Non possiamo lasciare la produzione senza incontrare Marco olla, al quale chiediamo quale sia stato il momento più complesso di questo progetto di creazione di un serramento inedito! «La cosa più difficile è stata formare il personale con questa mentalità e quindi un nuovo approccio, poi si sono motivati, ma inizialmente è stato difficile con questo sistema completamente nuovo che ha comportato soprattutto di aver tolto l’incollatura giocando sul doppio incastro. In questo
modo si riesce a fare un po’ di più quello che si vuole, chiaramente con l’incollatura eravamo più vincolati, e la differenza da evidenziare è la durata nel tempo: da quando si produce in questo modo, non abbiamo più ricevuto una telefonata da un cliente che volesse esprimere problematiche. La fatica è stata enorme, sia nel formare il team ma anche nel trovare soluzioni nuove: è stato molto impegnativo ma estremamente gratificante».

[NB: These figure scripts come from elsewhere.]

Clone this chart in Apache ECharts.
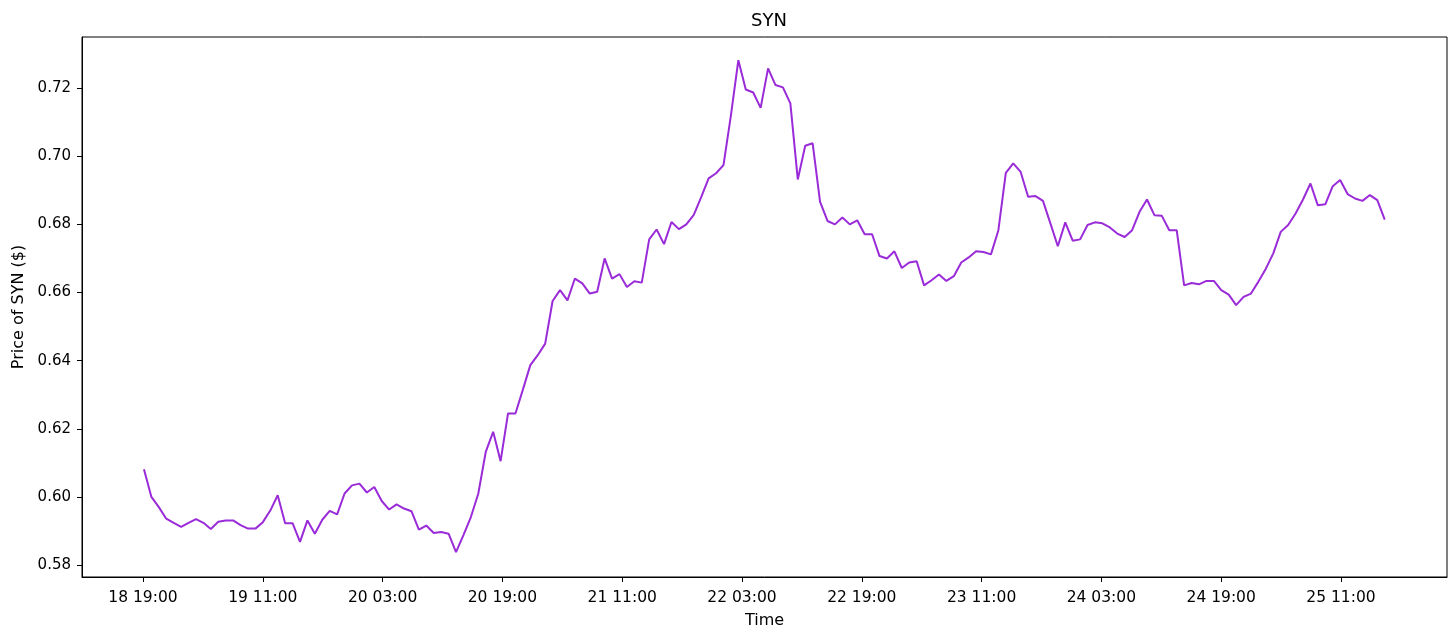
<!DOCTYPE html>
<html>
<head>
<meta charset="utf-8">
<title>SYN</title>
<script src="https://cdn.jsdelivr.net/npm/echarts@6/dist/echarts.min.js"></script>
<style>
  html, body { margin: 0; padding: 0; background: #fff; }
  #chart { width: 1456px; height: 637px; }
</style>
</head>
<body>
<div id="chart"></div>
<script>
// x ticks every 16 hours, counted from 18 19:00
let tickHours = [0, 16, 32, 48, 64, 80, 96, 112, 128, 144, 160];
let tickLabels = ["18 19:00", "19 11:00", "20 03:00", "20 19:00", "21 11:00", "22 03:00",
  "22 19:00", "23 11:00", "24 03:00", "24 19:00", "25 11:00"];
let yTicks = [0.58, 0.60, 0.62, 0.64, 0.66, 0.68, 0.70, 0.72];

// samples come roughly once an hour, first one just after 18 19:00
let startHour = 0.13;
let stepHour = 0.9923;

let prices = [
  0.6081, 0.6000, 0.5970, 0.5936, 0.5924, 0.5912, 0.5924, 0.5935, 0.5924, 0.5906,
  0.5927, 0.5931, 0.5931, 0.5917, 0.5907, 0.5907, 0.5926, 0.5960, 0.6005, 0.5923,
  0.5923, 0.5868, 0.5931, 0.5892, 0.5933, 0.5959, 0.5949, 0.6010, 0.6034, 0.6039,
  0.6013, 0.6029, 0.5988, 0.5963, 0.5978, 0.5966, 0.5958, 0.5904, 0.5916, 0.5894,
  0.5897, 0.5892, 0.5838, 0.5888, 0.5941, 0.6010, 0.6132, 0.6191, 0.6105, 0.6245,
  0.6245, 0.6315, 0.6387, 0.6416, 0.6450, 0.6575, 0.6607, 0.6577, 0.6641, 0.6627,
  0.6597, 0.6602, 0.6700, 0.6641, 0.6654, 0.6616, 0.6633, 0.6629, 0.6756, 0.6785,
  0.6742, 0.6807, 0.6786, 0.6800, 0.6828, 0.6880, 0.6935, 0.6950, 0.6974, 0.7120,
  0.7282, 0.7196, 0.7187, 0.7142, 0.7258, 0.7209, 0.7202, 0.7155, 0.6932, 0.7031,
  0.7038, 0.6866, 0.6810, 0.6800, 0.6820, 0.6800, 0.6812, 0.6771, 0.6771, 0.6707,
  0.6700, 0.6721, 0.6672, 0.6688, 0.6692, 0.6621, 0.6636, 0.6653, 0.6634, 0.6648,
  0.6688, 0.6703, 0.6721, 0.6719, 0.6712, 0.6783, 0.6951, 0.6979, 0.6954, 0.6881,
  0.6883, 0.6869, 0.6803, 0.6736, 0.6806, 0.6752, 0.6756, 0.6798, 0.6806, 0.6803,
  0.6791, 0.6773, 0.6763, 0.6783, 0.6837, 0.6873, 0.6827, 0.6825, 0.6783, 0.6783,
  0.6621, 0.6628, 0.6624, 0.6634, 0.6634, 0.6607, 0.6594, 0.6563, 0.6587, 0.6597,
  0.6632, 0.6670, 0.6715, 0.6778, 0.6798, 0.6832, 0.6873, 0.6920, 0.6856, 0.6859,
  0.6912, 0.6930, 0.6889, 0.6876, 0.6869, 0.6886, 0.6871, 0.6814
];

let points = prices.map((p, i) => [startHour + i * stepHour, p]);

let font = "DejaVu Sans";
let myChart = echarts.init(document.getElementById("chart"));
myChart.setOption({
  animation: false,
  title: {
    text: "SYN",
    left: 764,
    top: 7,
    textAlign: "center",
    textStyle: { fontFamily: font, fontSize: 18, fontWeight: "normal", color: "#000" },
  },
  // box around the plot like matplotlib spines
  grid: {
    left: 82,
    right: 9,
    top: 37,
    bottom: 60,
    show: true,
    borderColor: "#000",
    borderWidth: 1,
  },
  xAxis: {
    type: "value",
    min: -8.147,
    max: 174.16,
    name: "Time",
    nameLocation: "middle",
    nameGap: 36,
    nameTextStyle: { fontFamily: font, fontSize: 16, color: "#000" },
    axisLine: { show: true, onZero: false, lineStyle: { color: "#000", width: 1 } },
    axisTick: { show: true, length: 5, customValues: tickHours, lineStyle: { color: "#000" } },
    axisLabel: {
      customValues: tickHours,
      margin: 13,
      fontFamily: font,
      fontSize: 15.5,
      color: "#000",
      formatter: (v) => tickLabels[tickHours.indexOf(Math.round(v))] || "",
    },
    splitLine: { show: false },
  },
  yAxis: {
    type: "value",
    min: 0.5765,
    max: 0.735,
    name: "Price of SYN ($)",
    nameLocation: "middle",
    nameGap: 55,
    nameTextStyle: { fontFamily: font, fontSize: 16, color: "#000" },
    axisLine: { show: true, onZero: false, lineStyle: { color: "#000", width: 1 } },
    axisTick: { show: true, length: 5, customValues: yTicks, lineStyle: { color: "#000" } },
    axisLabel: {
      customValues: yTicks,
      margin: 11,
      fontFamily: font,
      fontSize: 15,
      color: "#000",
      formatter: (v) => v.toFixed(2),
    },
    splitLine: { show: false },
  },
  series: [
    {
      name: "SYN",
      type: "line",
      data: points,
      showSymbol: false,
      lineStyle: { color: "#9a2bd8", width: 2 },
    },
  ],
});
</script>
</body>
</html>
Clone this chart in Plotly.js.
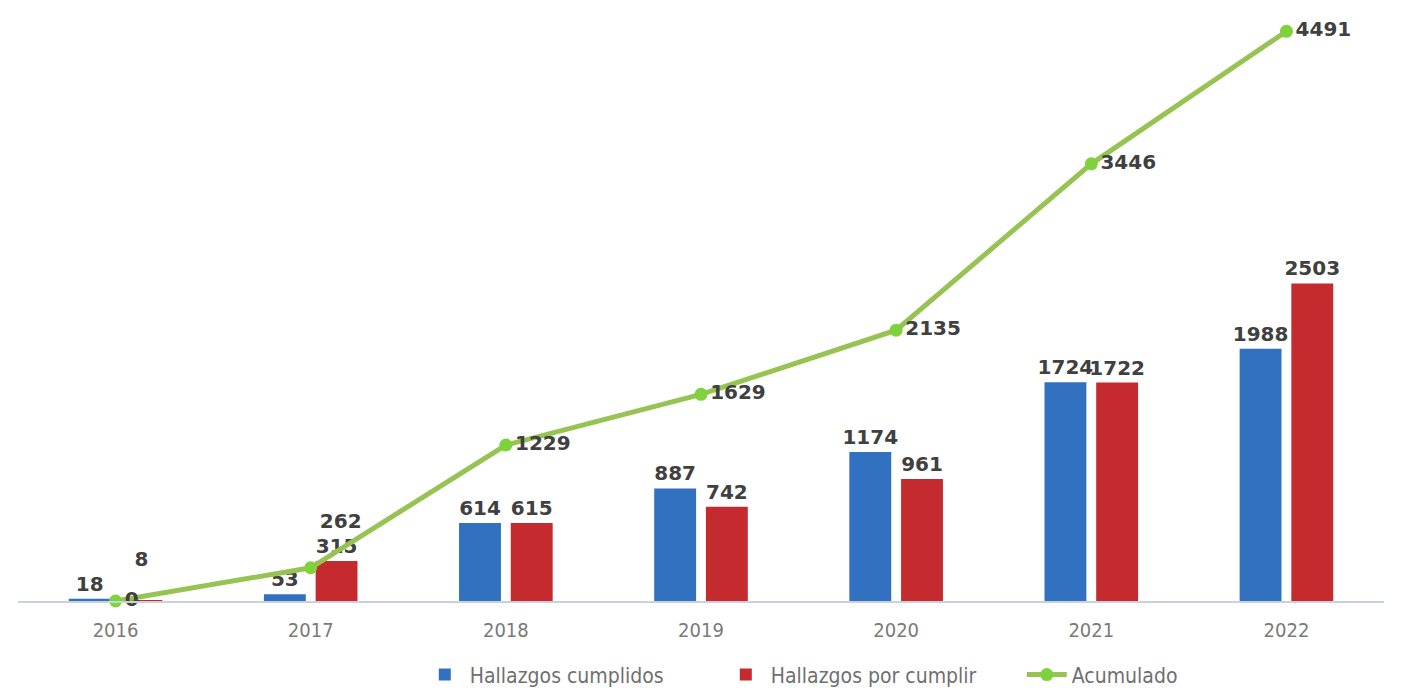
<!DOCTYPE html>
<html>
<head>
<meta charset="utf-8">
<script src="https://cdn.plot.ly/plotly-3.0.1.min.js"></script>
<style>
  body { margin: 0; background: #fff; }
  #chart { width: 1404px; height: 688px; }
</style>
</head>
<body>
<div id="chart"></div>
<script>
var years = ['2016', '2017', '2018', '2019', '2020', '2021', '2022'];
var cumplidos = [18, 53, 614, 887, 1174, 1724, 1988];
var porCumplir = [8, 315, 615, 742, 961, 1722, 2503];
var acumulado = [0, 262, 1229, 1629, 2135, 3446, 4491];

var labelFont = { family: 'DejaVu Sans', size: 20, color: '#404040', weight: 'bold' };
// an empty second line lifts a label that would sit on top of another one
var lifted = '%{y}<br>\u00a0';

var trace1 = {
  type: 'bar',
  x: years,
  y: cumplidos,
  name: 'Hallazgos cumplidos',
  marker: { color: '#3270c0' },
  texttemplate: '%{y}',
  textposition: 'outside',
  constraintext: 'none',
  textfont: labelFont,
  cliponaxis: false
};

var trace2 = {
  type: 'bar',
  x: years,
  y: porCumplir,
  name: 'Hallazgos por cumplir',
  marker: { color: '#c52a2e' },
  texttemplate: [lifted, '%{y}', '%{y}', '%{y}', '%{y}', '%{y}', '%{y}'],
  textposition: 'outside',
  constraintext: 'none',
  textfont: labelFont,
  cliponaxis: false
};

var trace3 = {
  type: 'scatter',
  x: years,
  y: acumulado,
  name: 'Acumulado',
  mode: 'lines+markers+text',
  line: { color: '#97c353', width: 5 },
  marker: { color: '#7fd23c', size: 13 },
  texttemplate: ['%{y}', lifted, '%{y}', '%{y}', '%{y}', '%{y}', '%{y}'],
  textposition: ['middle right', 'top right', 'middle right', 'middle right',
                 'middle right', 'middle right', 'middle right'],
  textfont: labelFont,
  cliponaxis: false
};

var layout = {
  width: 1404,
  height: 688,
  margin: { l: 18, r: 20, t: 20, b: 87 },
  paper_bgcolor: '#ffffff',
  plot_bgcolor: '#ffffff',
  barmode: 'group',
  bargap: 0.47,
  bargroupgap: 0.19,
  showlegend: true,
  legend: {
    orientation: 'h',
    x: 0.299,
    xanchor: 'left',
    xref: 'container',
    y: 0.019,
    yanchor: 'middle',
    yref: 'container',
    font: { family: 'DejaVu Sans Condensed', size: 21, color: '#707070' },
    itemwidth: 40,
    entrywidth: 246
  },
  xaxis: {
    type: 'category',
    showline: true,
    linecolor: '#c9d1dd',
    linewidth: 2,
    ticks: '',
    ticklabelstandoff: 10,
    tickfont: { family: 'DejaVu Sans Condensed', size: 20, color: '#7a7a7a' },
    showgrid: false,
    zeroline: false,
    automargin: false
  },
  yaxis: {
    range: [0, 4580],
    visible: false,
    showgrid: false,
    zeroline: false
  }
};

Plotly.newPlot('chart', [trace1, trace2, trace3], layout, { displayModeBar: false, staticPlot: true });
</script>
</body>
</html>
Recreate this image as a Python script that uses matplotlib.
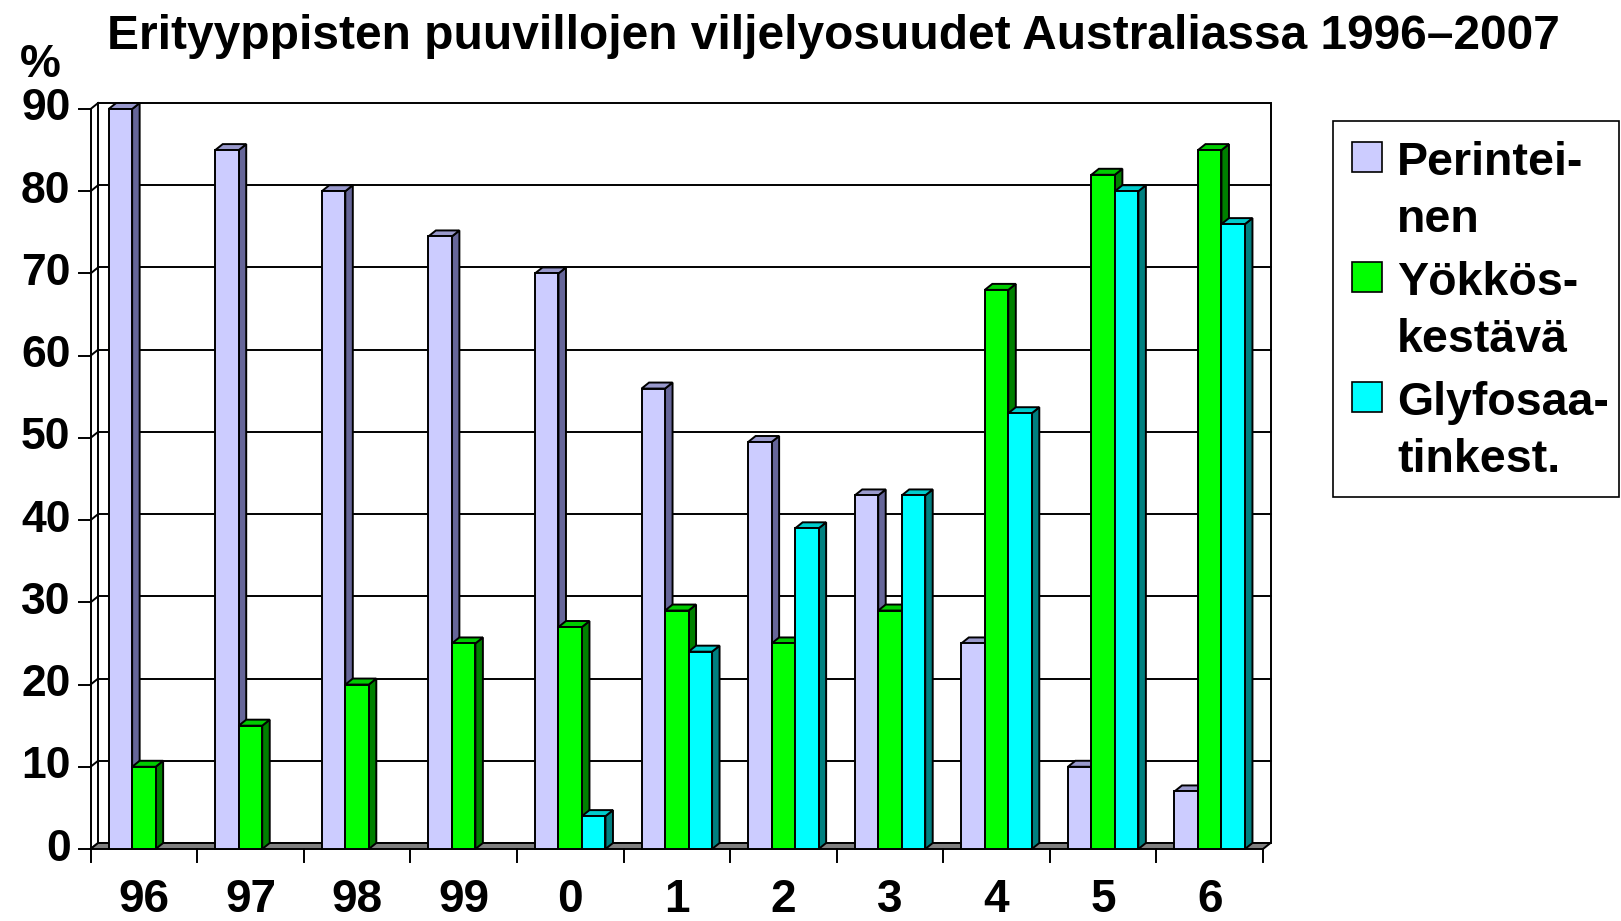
import matplotlib
matplotlib.use("Agg")
import matplotlib.pyplot as plt
from matplotlib.patches import Polygon, Rectangle
from matplotlib.lines import Line2D

# ---- data ----
categories = ["96", "97", "98", "99", "0", "1", "2", "3", "4", "5", "6"]
perinteinen = [90, 85, 80, 74.5, 70, 56, 49.5, 43, 25, 10, 7]
yokkoskestava = [10, 15, 20, 25, 27, 29, 25, 29, 68, 82, 85]
glyfosaatinkest = [0, 0, 0, 0, 4, 24, 39, 43, 53, 80, 76]
series_names = ["Perintei-\nnen", "Yökkös-\nkestävä", "Glyfosaa-\ntinkest."]
yticks = [0, 10, 20, 30, 40, 50, 60, 70, 80, 90]
title = "Erityyppisten puuvillojen viljelyosuudet Australiassa 1996–2007"

face_colors = ["#CCCCFF", "#00FF00", "#00FFFF"]
side_colors = ["#666699", "#008000", "#008080"]
top_colors = ["#9999CC", "#00CC00", "#00CCCC"]

plt.rcParams['font.family'] = ['Liberation Sans', 'DejaVu Sans']
plt.rcParams['font.weight'] = 'bold'

W, H = 1621, 921
fig = plt.figure(figsize=(W / 100, H / 100), dpi=100)

# front plane pixel extents
X0, X1 = 90.6, 1263.0
Y0, Y1 = 849.0, 109.0
ax = fig.add_axes([X0 / W, 1 - Y0 / H, (X1 - X0) / W, (Y0 - Y1) / H])
n = len(categories)
ymax = 90
ax.set_xlim(0, n)
ax.set_ylim(0, ymax)
ax.axis('off')

pxx = (X1 - X0) / n
pxy = (Y0 - Y1) / ymax
dx = 7.5 / pxx
dy = 6.0 / pxy
lw = 1.4

# back wall
wall = Rectangle((dx, dy), n, ymax, facecolor='white', edgecolor='black',
                 lw=lw, clip_on=False, zorder=1)
ax.add_patch(wall)
for t in yticks[1:-1]:
    ax.add_line(Line2D([dx, n + dx], [t + dy, t + dy], color='black', lw=lw,
                       clip_on=False, zorder=1.5))
# left side connectors
ax.add_line(Line2D([0, 0], [0, ymax], color='black', lw=lw, clip_on=False, zorder=1.5))
for t in yticks:
    ax.add_line(Line2D([0, dx], [t, t + dy], color='black', lw=lw, clip_on=False, zorder=1.5))
    ax.add_line(Line2D([-12 / pxx, 0], [t, t], color='black', lw=lw, clip_on=False, zorder=1.5))
    ax.text(-20 / pxx, t, str(t), ha='right', va='center', fontsize=32,
            fontweight='bold', clip_on=False)

# floor
floor = Polygon([(0, 0), (n, 0), (n + dx, dy), (dx, dy)], closed=True,
                facecolor='#808080', edgecolor='black', lw=lw, clip_on=False, zorder=2)
ax.add_patch(floor)
for i in range(n + 1):
    ax.add_line(Line2D([i, i], [0, -13 / pxy], color='black', lw=lw, clip_on=False, zorder=2))

# bars
w = 23.5 / pxx
series = [perinteinen, yokkoskestava, glyfosaatinkest]
z = 3
for i in range(n):
    for j, s in enumerate(series):
        v = s[i]
        if v <= 0:
            continue
        x = i + 0.5 - 1.5 * w + j * w
        side = Polygon([(x + w, 0), (x + w + dx, dy), (x + w + dx, v + dy), (x + w, v)],
                       closed=True, facecolor=side_colors[j], edgecolor='black',
                       lw=lw, clip_on=False, zorder=z)
        top = Polygon([(x, v), (x + w, v), (x + w + dx, v + dy), (x + dx, v + dy)],
                      closed=True, facecolor=top_colors[j], edgecolor='black',
                      lw=lw, clip_on=False, zorder=z)
        ax.add_patch(side)
        ax.add_patch(top)
        ax.bar([x], [v], width=w, align='edge', color=face_colors[j],
               edgecolor='black', lw=lw, zorder=z + 0.5, clip_on=False)
        z += 1

# category labels
for i, c in enumerate(categories):
    ax.text(i + 0.5, -(900 - Y0) / pxy, c, ha='center', va='center', fontsize=33,
            fontweight='bold', clip_on=False)

# title and unit
fig.text(833 / W, 1 - 49 / H, title, ha='center', va='baseline', fontsize=34.5,
         fontweight='bold')
fig.text(40 / W, 1 - 77 / H, "%", ha='center', va='baseline', fontsize=33,
         fontweight='bold')

# legend (manual)
fig.patches.append(Rectangle((1333 / W, 1 - 497 / H), (1619 - 1333) / W, (497 - 121) / H,
                             transform=fig.transFigure, facecolor='white',
                             edgecolor='black', lw=1.2, figure=fig))
entry_marker_center = [157, 277, 397]
entry_baseline = [175, 295, 415]
line_gap = 57
for j, name in enumerate(series_names):
    yc = entry_marker_center[j]
    fig.patches.append(Rectangle((1352 / W, 1 - (yc + 15) / H), 30 / W, 30 / H,
                                 transform=fig.transFigure, facecolor=face_colors[j],
                                 edgecolor='black', lw=1.2, figure=fig))
    for k, line in enumerate(name.split("\n")):
        fig.text(1397 / W, 1 - (entry_baseline[j] + k * line_gap) / H, line,
                 ha='left', va='baseline', fontsize=33.5, fontweight='bold')

fig.savefig("out.png", dpi=100)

☐IN SHOWROOM- REPARTO FERRAMENTA E IMBALLAGGIO Ci spostiamo poi in un altro capannone, dove vengono ferrate e imballate le finestre, e il cui ammezzato è occupato dall’ampio showroom e la sala conferenze. «Il camion arriva dal capannone adibito alla produzione che abbiamo appena visitato, con il materiale che ha già subito il controllo qualità, e c’è anche una parte legata all’extra produzione come gli alzanti – scorrevoli. Qui vengono assemblati i singoli pezzi, quindi dal pezzo smontato al pezzo finito, che poi vengono divisi in carrelli per essere ferrati: legno e legno – alluminio sono divisi in due percorsi diversi perché quest’ultimo viene assemblato e ferrato prima di montare l’alluminio, mentre nel legno il vetro viene montato su banchi a sospensione dedicati vista l’assenza del fermavetro. Il banco viene utilizzato a sospensione quando si deve alzare il vetro per montarlo intorno alla finestra, sdraiato invece quando gestito come piano d’appoggio. Qui c’è il legno – alluminio, più avanti la parte ferramenta. Anche il banco per la ferramenta segue lo stesso principio: non rare intorno alla finestra, ma far girare la finestra. In questo settore è possibile vedere tutta la linea, i telai viaggiano separati dalle ante ma poi si congiungono. Un altro valore aggiunto della Working Process che vorrei sottolineare è la finestra ad arco ribassato senza fermavetro, questa è tutta fatta a macchina e il vetro è infilato nella scanalatura già predisposta. Anche l’imballaggio è automatico –ogni singola finestra viene imballata in macchina –, la nostra logistica prevede l’etichettatura e la cassa è pre-progettata e arriva insieme alla commessa da realizzare. In un reparto attiguo all’imballaggio vengono realizzate le casse, in 4 misure più o meno standard, per ogni commessa».

E i manici agganciati a ogni finestra a cosa servono? «I manici servono per imballare la finestra e soprattutto
perché in cantiere il cliente possa prenderla, e il listello sottostante in abete perché non si rovini la traversa inferiore del serramento quando viene appoggiato a terra. E una volta montati, secondo la tipologia di prodotti, viene inserito un pezzetto come distanziatore fra le finestre. Sono tutte accortezze finalizzate a preservare l’integrità del prodotto».
La posa? «L’installazione viene eseguita da noi per quanto riguarda i lavori diretti, poi ci sono gli store e i rivenditori che si organizzano anche per la posa».
Nel vasto Showroom ci soffermiamo su B.out, un serramento in legno – alluminio. «Questa finestra nasce da Working Process: B.Out dona la sensazione di essere fuori ma stando dentro casa, perché sembra di trovarsi all’esterno vista l’essenzialità del profilo del serramento».
Poi guardiamo un minimale: la simmetria nel nodo centrale dovendo ricevere la maniglia non si riesce a ottenere? «Il profilo che riceve la maniglia è largo 3 centimetri e mezzo, c’è un prodotto che ho pensato per rispondere a questa domanda che è un serramento di legno e si chiama Cloud, un prodotto simmetrico ma non invasivo e decisamente minimale».